▶ _GIVEN ENTRIES_
»»

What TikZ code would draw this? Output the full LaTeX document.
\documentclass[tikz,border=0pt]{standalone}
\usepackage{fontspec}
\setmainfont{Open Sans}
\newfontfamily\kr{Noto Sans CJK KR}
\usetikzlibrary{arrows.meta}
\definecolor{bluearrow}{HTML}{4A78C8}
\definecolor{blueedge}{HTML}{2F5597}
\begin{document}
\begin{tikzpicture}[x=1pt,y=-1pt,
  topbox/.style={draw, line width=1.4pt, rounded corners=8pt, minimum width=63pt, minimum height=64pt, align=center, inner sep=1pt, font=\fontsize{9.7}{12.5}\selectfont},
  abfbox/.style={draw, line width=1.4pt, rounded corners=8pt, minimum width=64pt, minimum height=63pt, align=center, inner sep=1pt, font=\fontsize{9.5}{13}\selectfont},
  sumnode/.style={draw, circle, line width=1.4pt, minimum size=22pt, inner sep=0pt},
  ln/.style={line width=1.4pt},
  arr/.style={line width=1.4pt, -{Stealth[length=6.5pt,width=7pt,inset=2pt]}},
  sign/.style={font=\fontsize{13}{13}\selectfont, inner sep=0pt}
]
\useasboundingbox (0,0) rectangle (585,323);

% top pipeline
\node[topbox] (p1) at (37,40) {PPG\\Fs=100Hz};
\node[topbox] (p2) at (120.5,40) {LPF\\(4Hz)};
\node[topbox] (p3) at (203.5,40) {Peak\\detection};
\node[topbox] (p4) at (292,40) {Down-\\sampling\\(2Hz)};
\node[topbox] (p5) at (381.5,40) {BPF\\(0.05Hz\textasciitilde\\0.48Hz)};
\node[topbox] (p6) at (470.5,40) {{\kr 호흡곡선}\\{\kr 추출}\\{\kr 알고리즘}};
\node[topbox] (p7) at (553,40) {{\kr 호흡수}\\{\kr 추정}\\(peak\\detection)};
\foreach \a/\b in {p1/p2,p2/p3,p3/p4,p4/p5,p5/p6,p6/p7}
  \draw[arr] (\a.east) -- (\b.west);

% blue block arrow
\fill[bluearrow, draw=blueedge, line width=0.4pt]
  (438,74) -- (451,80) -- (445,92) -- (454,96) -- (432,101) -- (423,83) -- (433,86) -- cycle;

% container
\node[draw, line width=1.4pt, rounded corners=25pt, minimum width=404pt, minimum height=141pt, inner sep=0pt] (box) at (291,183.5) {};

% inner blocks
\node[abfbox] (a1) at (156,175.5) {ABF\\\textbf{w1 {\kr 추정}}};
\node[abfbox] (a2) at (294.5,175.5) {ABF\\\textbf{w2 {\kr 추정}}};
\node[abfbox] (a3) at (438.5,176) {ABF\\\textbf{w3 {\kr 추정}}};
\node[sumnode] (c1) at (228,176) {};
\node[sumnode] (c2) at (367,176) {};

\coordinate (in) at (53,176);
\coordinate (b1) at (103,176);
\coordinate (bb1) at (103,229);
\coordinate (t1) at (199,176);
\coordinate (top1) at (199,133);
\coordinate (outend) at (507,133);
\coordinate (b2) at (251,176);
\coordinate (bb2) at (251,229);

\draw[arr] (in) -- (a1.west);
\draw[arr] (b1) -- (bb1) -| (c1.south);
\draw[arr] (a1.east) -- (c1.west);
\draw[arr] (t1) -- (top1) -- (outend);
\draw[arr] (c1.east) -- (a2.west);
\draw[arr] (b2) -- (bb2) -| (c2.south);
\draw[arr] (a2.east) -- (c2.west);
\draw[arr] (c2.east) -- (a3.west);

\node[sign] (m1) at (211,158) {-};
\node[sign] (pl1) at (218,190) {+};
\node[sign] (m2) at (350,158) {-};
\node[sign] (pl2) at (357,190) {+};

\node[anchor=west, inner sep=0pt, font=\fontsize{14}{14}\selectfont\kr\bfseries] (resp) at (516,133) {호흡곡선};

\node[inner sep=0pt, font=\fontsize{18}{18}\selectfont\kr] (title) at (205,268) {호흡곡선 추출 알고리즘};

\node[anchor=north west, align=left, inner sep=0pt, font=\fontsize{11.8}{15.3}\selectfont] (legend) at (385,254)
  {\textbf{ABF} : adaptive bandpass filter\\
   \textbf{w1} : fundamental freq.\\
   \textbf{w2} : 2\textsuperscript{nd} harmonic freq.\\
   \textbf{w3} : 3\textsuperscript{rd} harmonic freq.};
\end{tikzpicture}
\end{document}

««
»»

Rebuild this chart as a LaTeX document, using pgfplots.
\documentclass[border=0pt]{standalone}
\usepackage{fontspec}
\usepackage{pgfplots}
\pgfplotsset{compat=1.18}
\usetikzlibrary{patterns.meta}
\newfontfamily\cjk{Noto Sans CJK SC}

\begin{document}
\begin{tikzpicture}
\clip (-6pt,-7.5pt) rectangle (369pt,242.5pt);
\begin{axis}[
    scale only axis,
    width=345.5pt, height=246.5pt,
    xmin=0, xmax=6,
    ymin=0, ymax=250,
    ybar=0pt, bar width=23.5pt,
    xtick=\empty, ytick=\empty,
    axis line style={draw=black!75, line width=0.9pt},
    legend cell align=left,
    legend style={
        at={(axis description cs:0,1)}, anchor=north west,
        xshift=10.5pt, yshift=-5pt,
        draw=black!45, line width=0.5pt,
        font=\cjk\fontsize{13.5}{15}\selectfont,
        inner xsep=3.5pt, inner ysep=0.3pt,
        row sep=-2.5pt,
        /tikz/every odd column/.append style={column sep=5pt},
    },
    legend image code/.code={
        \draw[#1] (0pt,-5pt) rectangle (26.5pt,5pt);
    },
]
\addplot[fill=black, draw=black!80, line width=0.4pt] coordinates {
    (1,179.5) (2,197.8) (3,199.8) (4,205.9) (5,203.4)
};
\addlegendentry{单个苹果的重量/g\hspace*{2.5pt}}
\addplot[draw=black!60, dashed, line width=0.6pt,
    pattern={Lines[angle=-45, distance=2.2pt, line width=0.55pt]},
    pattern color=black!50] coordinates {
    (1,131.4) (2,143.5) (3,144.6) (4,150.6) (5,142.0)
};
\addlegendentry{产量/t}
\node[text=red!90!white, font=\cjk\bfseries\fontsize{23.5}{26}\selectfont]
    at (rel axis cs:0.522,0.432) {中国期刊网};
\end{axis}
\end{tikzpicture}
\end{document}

««

▶ _PROBLEM TO WORK ON_
Write out each line exactly as it appears, from the line with "What TikZ code" up to and including the line with "(0,0) rectangle (585,323);".

▶ _EXERCISE ANSWER_
What TikZ code would draw this? Output the full LaTeX document.
\documentclass[tikz,border=0pt]{standalone}
\usepackage{fontspec}
\setmainfont{Open Sans}
\newfontfamily\kr{Noto Sans CJK KR}
\usetikzlibrary{arrows.meta}
\definecolor{bluearrow}{HTML}{4A78C8}
\definecolor{blueedge}{HTML}{2F5597}
\begin{document}
\begin{tikzpicture}[x=1pt,y=-1pt,
  topbox/.style={draw, line width=1.4pt, rounded corners=8pt, minimum width=63pt, minimum height=64pt, align=center, inner sep=1pt, font=\fontsize{9.7}{12.5}\selectfont},
  abfbox/.style={draw, line width=1.4pt, rounded corners=8pt, minimum width=64pt, minimum height=63pt, align=center, inner sep=1pt, font=\fontsize{9.5}{13}\selectfont},
  sumnode/.style={draw, circle, line width=1.4pt, minimum size=22pt, inner sep=0pt},
  ln/.style={line width=1.4pt},
  arr/.style={line width=1.4pt, -{Stealth[length=6.5pt,width=7pt,inset=2pt]}},
  sign/.style={font=\fontsize{13}{13}\selectfont, inner sep=0pt}
]
\useasboundingbox (0,0) rectangle (585,323);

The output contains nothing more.